I am 36. I grew up in Houston, Texas, was on the Maplewood Marlins' swim team and spent all day from May to early September in my backyard pool. We had no sunscreen besides zinc oxide; a goopy, clown-white, caulk-like substance used only once the nose was a 3rd-degree scabbed-over carrot.

I got wrinkles. I worked hard for them; crows' feet, laugh lines, age spots, dimple creases. They're there. My hands shock me in their appearance, as well. Like a baby with extra dough, my wrists are wrinkled now, too. Even the underpart which I know never got any uv-a or uv-b rays.

I am a comedian and not a supermodel so it's no big whoop. You could have 5 chins and a mullet but funny is no respector of appearances. ie; Carrot Top.
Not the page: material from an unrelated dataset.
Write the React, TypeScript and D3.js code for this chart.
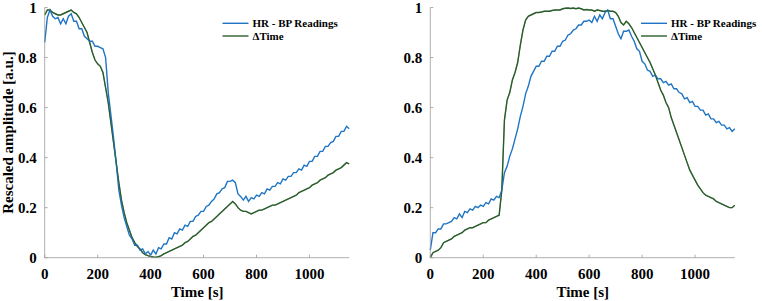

It had come time for new headshots for my promotional material. I contacted a great photographer here in Dallas and a week later, set out for my noon appointment. On the way there I got lost, got a ticket and was so frustrated, I cried all of my makeup off. I arrived at the studio and the photog says,"You may want to redo that makeup."

To which I replied, "I didn't bring any makeup."

Despite my emotional trauma and lack of makeup, I decided to forge ahead and leave the results to The Lord. He cares about headshots, you know. What can I say? My theology is completely practical.

The photographer seemed pleasantly surprised with the outcome as we reviewed the frames by computer.
"Ok, let's decide which ones we like and go from there." he said.
Not knowing if, "going from there," meant slapping the image on a coffe mug or burning them, I nodded in ignorant agreement.

We made our selections, then he emoted,
"Let's do the magic." He selected one photograph and with a click of his mouse he erased my smile lines, my tiny chin mole, my crows' feet and made my teeth neon white.

"What a beautiful person," I thought, "who is she?" She wasn't the college me, she looked different than that. The face was fuller and the eyes, wiser. No, she was a different person altogether. She was an uber-jinny and I was filled equally with admiration and disdain for her. At that moment, I was a bald man being offered a really great wig.

In a self-startling turn of events, I looked at the photographer and said,
"You can just leave the wrinkles."

"What? You want these just the way you are? Well, here, I can feather it really lightly so that you get some of the character but still look better." he compromised.

"No, I'm good."

And I felt good. I was truly amazed at my choice. Come to find out, I was pretty attached to my tiny chin mole and my rakey-looking forehead when my eyes flew wide open. Like that hilarious little blonde host on, 'Queer Eye for the Staright Guy' always says, "Who knew?"

Maybe, as my husband postulates, it's just way too much Oprah-intake, but, I had come to 'own' my wrinkles. I have surely looked much younger, much more glamorous and much thinner in my lifetime but oddly enough I had never been more content with my own imperfections.